Forceful removal procedure does not check the above mentioned conditions before removing the controller node.

  • Things to remember while deleting controllers:
    • Do not attempt to delete the controller VM before deleting it through the vSphere Web Client UI or API. When the UI is not usable, use the DELETE /2.0/vdn/controller/{controllerId} API to delete the controller.
    • After deletion of a node, ensure that the existing cluster stays stable.
    • When deleting all the nodes in a cluster, the last remaining node must be deleted using the Forcefully remove the controller option. Always verify that the controller VM is deleted successfully. If not, manually power down the VM and delete the controller VM using the UI.
    • If the delete operation fails, it means that the VM could not get deleted. In such case, invoke controller delete through UI with the Forcefully remove the controller option. For API, set the forceRemoval parameter to true. After forceful removal, manually power down the VM and delete the controller VM using the UI.
    • Since a multi-node cluster can only sustain one failure, deletion counts as a failure. The deleted node must be redeployed before another failure occurs.
  • For Cross-vCenter NSX environment:
    • Deleting the controller VM or powering it off directly in vCenter Server is not a supported operation. The Status column displays Out of sync status.
    • If controller deletion succeeds only partially, and an entry is left behind in the NSX Manager database in a Cross-vCenter NSX environment, use the DELETE api/2.0/vdn/controller/external API.
    • If the controller was imported through the NSX Manager API, use the removeExternalControllerReference API with the forceRemoval option.
    • When deleting a controller, NSX requests to delete a controller VM via vCenter Server using the Managed Object ID (MOID) of the VM. If vCenter Server cannot find VM by its MOID, NSX reports failure for the controller delete request and stops the operation.
      If the Forcefully Delete option is selected, NSX do not stop the controller delete operation and will clear the controller's information. NSX also update all the hosts to no longer trust the deleted controller. However, if the controller VM is still active and running with a different MOID, it still has credentials to participate as a member of the controller cluster. Under this scenario, any logical switch or router that is assigned to this controller node will not function properly because the ESXi hosts no longer trust the deleted controller.
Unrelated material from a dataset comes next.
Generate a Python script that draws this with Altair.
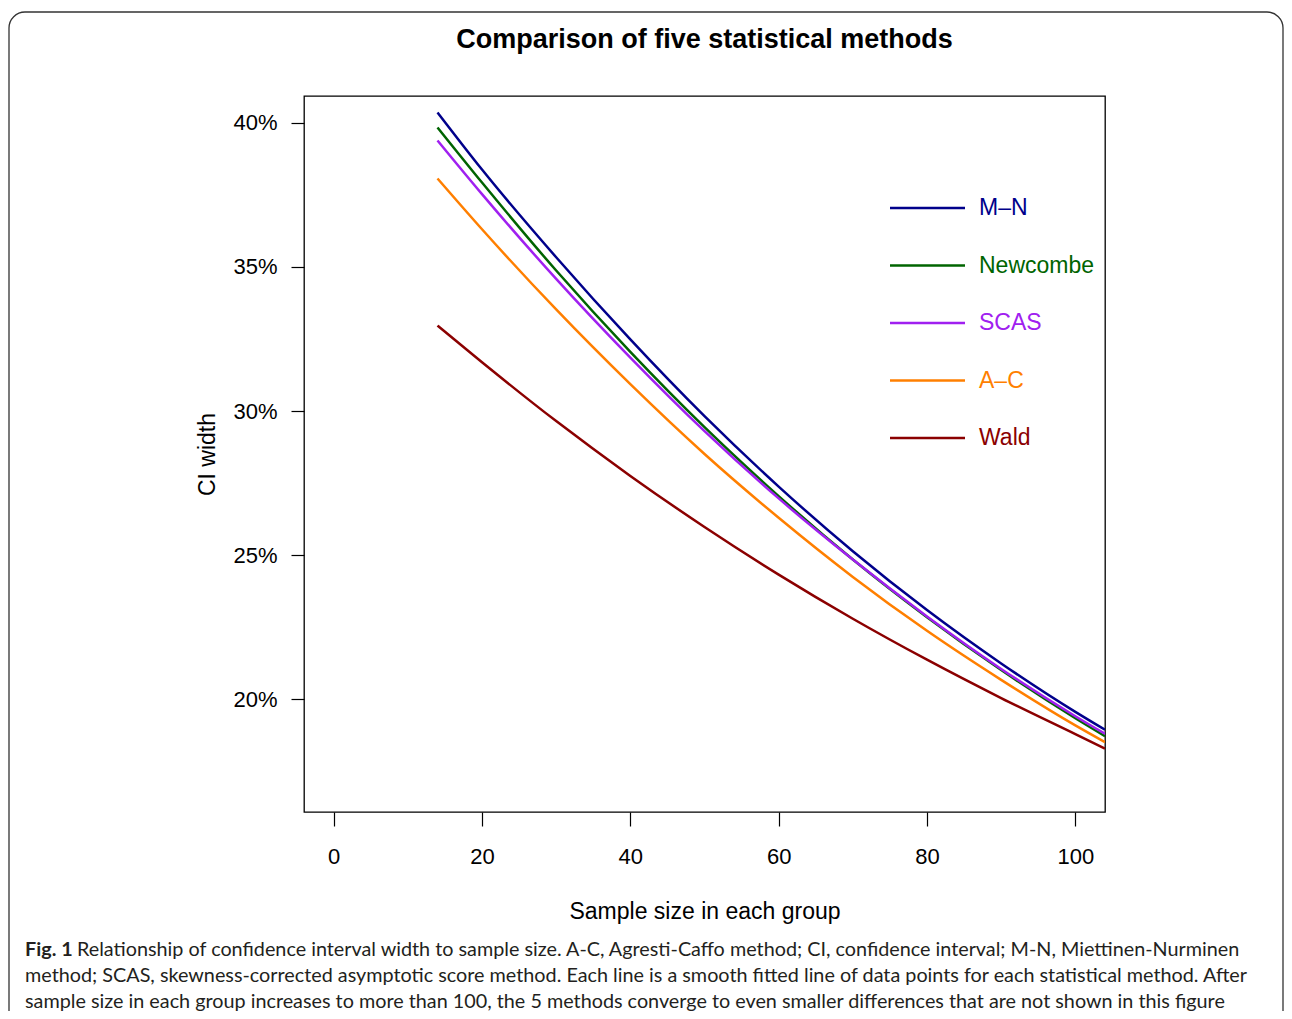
import altair as alt
import pandas as pd

# ---------------- data ----------------
methods = ["M–N", "Newcombe", "SCAS", "A–C", "Wald"]
colors = ["#00008B", "#006400", "#A020F0", "#FF7F00", "#8B0000"]

sample_size = [14, 20, 30, 40, 50, 60, 70, 80, 90, 100, 104]
mn_width = [40.35, 38.37, 35.33, 32.48, 29.82, 27.38, 25.14, 23.10, 21.25, 19.57, 18.95]
newcombe_width = [39.83, 37.92, 34.87, 32.05, 29.44, 27.05, 24.85, 22.85, 21.02, 19.35, 18.73]
scas_width = [39.38, 37.52, 34.58, 31.85, 29.30, 26.97, 24.85, 22.88, 21.06, 19.42, 18.81]
ac_width = [38.06, 36.30, 33.52, 30.93, 28.51, 26.30, 24.25, 22.38, 20.68, 19.10, 18.52]
wald_width = [32.96, 31.69, 29.65, 27.75, 25.98, 24.33, 22.80, 21.38, 20.05, 18.80, 18.30]

x_ticks = [0, 20, 40, 60, 80, 100]
y_ticks = [20, 25, 30, 35, 40]

title_text = "Comparison of five statistical methods"
x_title = "Sample size in each group"
y_title = "CI width"
caption_bold = "Fig. 1"
caption_lines = [
    "Relationship of confidence interval width to sample size. A-C, Agresti-Caffo method; CI, confidence interval; M-N, Miettinen-Nurminen",
    "method; SCAS, skewness-corrected asymptotic score method. Each line is a smooth fitted line of data points for each statistical method. After",
    "sample size in each group increases to more than 100, the 5 methods converge to even smaller differences that are not shown in this figure",
]

series = [mn_width, newcombe_width, scas_width, ac_width, wald_width]
rows = []
for m, vals in zip(methods, series):
    for n, v in zip(sample_size, vals):
        rows.append({"method": m, "n": n, "width": v})
df = pd.DataFrame(rows)
leg_df = pd.DataFrame({"method": methods, "idx": list(range(len(methods)))})

FONT = "Liberation Sans"
color_scale = alt.Scale(domain=methods, range=colors)

# ---------------- main lines ----------------
lines = alt.Chart(df).mark_line(strokeWidth=2.5, clip=True, interpolate="monotone").encode(
    x=alt.X("n:Q",
            scale=alt.Scale(domain=[-4, 104], nice=False, zero=False),
            axis=alt.Axis(values=x_ticks, tickSize=14, labelPadding=20, labelFlush=False,
                          title=x_title, titlePadding=33)),
    y=alt.Y("width:Q",
            scale=alt.Scale(domain=[16.1, 40.92], nice=False, zero=False),
            axis=alt.Axis(values=y_ticks, labelExpr="datum.value + '%'", tickSize=13,
                          labelPadding=14, title=y_title, titlePadding=13)),
    color=alt.Color("method:N", scale=color_scale, legend=None),
)

# ---------------- legend (drawn inside plot) ----------------
leg_y = alt.Y("idx:Q", scale=alt.Scale(domain=[0, 4], range=[112, 342], zero=False, nice=False), axis=None)
leg_rule = alt.Chart(leg_df).mark_rule(strokeWidth=2.5).encode(
    x=alt.value(586), x2=alt.value(661), y=leg_y,
    color=alt.Color("method:N", scale=color_scale, legend=None),
)
leg_text = alt.Chart(leg_df).mark_text(align="left", baseline="middle", fontSize=23, font=FONT).encode(
    x=alt.value(675), y=leg_y, text="method:N",
    color=alt.Color("method:N", scale=color_scale, legend=None),
)

# ---------------- title, figure frame and caption ----------------
one = pd.DataFrame({"a": [0]})
title = alt.Chart(pd.DataFrame({"t": [title_text]})).mark_text(
    align="center", baseline="middle", font=FONT, fontSize=27, fontWeight="bold", color="black"
).encode(text="t:N", x=alt.value(400.5), y=alt.value(-56))

border = alt.Chart(one).mark_rect(filled=False, fill="transparent", stroke="#333333",
                                  strokeWidth=1.3, cornerRadius=16).encode(
    x=alt.value(-295), x2=alt.value(979), y=alt.value(-84), y2=alt.value(940)
)

cap_font = "Lato"
cap_size = 19.8
cap_color = "#231F20"
cap_bold = alt.Chart(pd.DataFrame({"t": [caption_bold]})).mark_text(
    align="left", baseline="middle", font=cap_font, fontSize=cap_size, fontWeight="bold", color=cap_color
).encode(text="t:N", x=alt.value(-279), y=alt.value(854))
cap0 = alt.Chart(pd.DataFrame({"t": [caption_lines[0]]})).mark_text(
    align="left", baseline="middle", font=cap_font, fontSize=cap_size, color=cap_color
).encode(text="t:N", x=alt.value(-227), y=alt.value(854))
cap1 = alt.Chart(pd.DataFrame({"t": [caption_lines[1]]})).mark_text(
    align="left", baseline="middle", font=cap_font, fontSize=cap_size, color=cap_color
).encode(text="t:N", x=alt.value(-279), y=alt.value(880))
cap2 = alt.Chart(pd.DataFrame({"t": [caption_lines[2]]})).mark_text(
    align="left", baseline="middle", font=cap_font, fontSize=cap_size, color=cap_color
).encode(text="t:N", x=alt.value(-279), y=alt.value(906))

chart = alt.layer(border, title, lines, leg_rule, leg_text, cap_bold, cap0, cap1, cap2).resolve_scale(
    y="independent"
).properties(
    width=801,
    height=716,
    padding={"left": 296, "top": 88, "right": 179, "bottom": 199},
    autosize=alt.AutoSizeParams(type="none"),
).configure(font=FONT).configure_view(
    stroke="black", strokeWidth=1.3
).configure_axis(
    domain=False, grid=False, tickColor="black", tickWidth=1.2,
    labelColor="black", titleColor="black", labelFont=FONT, titleFont=FONT,
    labelFontSize=22, titleFontSize=23, titleFontWeight="normal",
)

chart.save("out.html", embed_options={"renderer": "svg", "actions": False})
To delete the NSX Controller, perform the following procedure:

Procedure

  1. Log in to the vSphere Web Client.
  2. Click Networking & Security, and then click Installation.
  3. In the NSX Controller nodes section, click the affected controller and take screen shots/print-screens of the NSX Controller Details screen (IP, port group, Cluster/Resource Pool, datastore, Host IP or name) or write down the configuration information for later reference.
  4. Under Management, select the controller that you want to delete.
  5. Click the Delete (x) icon.
  6. Select either Delete or Forcefully Delete.
    • When you select the Forcefully Delete option, the controller gets deleted forcefully and not gracefully. This option ignores any failures and clears the data from database. You should verify that any possible failures are taken care of manually. You must confirm that the controller VM is successfully deleted. If not, you must delete it through vCenter Server.
      Note: If you are deleting the last controller in the cluster, you must select the Forcefully Delete option to remove the last controller node. When there are no controllers in the system, the hosts are operating in what is called "headless" mode. New VMs or vMotioned VMs will have networking issues until new controllers are deployed and the synchronization is completed.
    • If you do not select this , the controller gets deleted gracefully.
  7. Click Yes. Graceful controller deletion uses the following sequence:
    1. Power off the node.
    2. Check the cluster health.
    3. If the cluster is not healthy, power on the controller, and fail the removal request.
    4. If the cluster is healthy, remove the controller VM, and release the IP address of the node.
    5. Remove the controller VM's identity from the cluster.
      The selected controller is deleted.
  8. Re-synchronize the controller state by clicking Actions > Update Controller State.

Redeploy an NSX Controller

  1. Log in to the vSphere Web Client.
  2. From Networking & Security, click Installation > Management.
  3. Deploy a new NSX Controller node by clicking the Add Node (+) icon.
  4. In the Add Controller dialog box, select the datacenter on which you are adding the nodes, and configure the controller settings.
    1. Select the appropriate cluster.
    2. Select a Host in the cluster and storage.
    3. Select the distributed port-group.
    4. Select the IP pool from which IP addresses are to be assigned to the node.
    5. Click OK, wait for installation to complete, and ensure the node have a status of Normal.
  5. Resynchronize the controller state by clicking Actions > Update Controller State.

Update Controller State pushes the current VXLAN and Distributed Logical Router configuration (including Universal Objects in a Cross-vCenter NSX deployment) from NSX Manager to the controller cluster.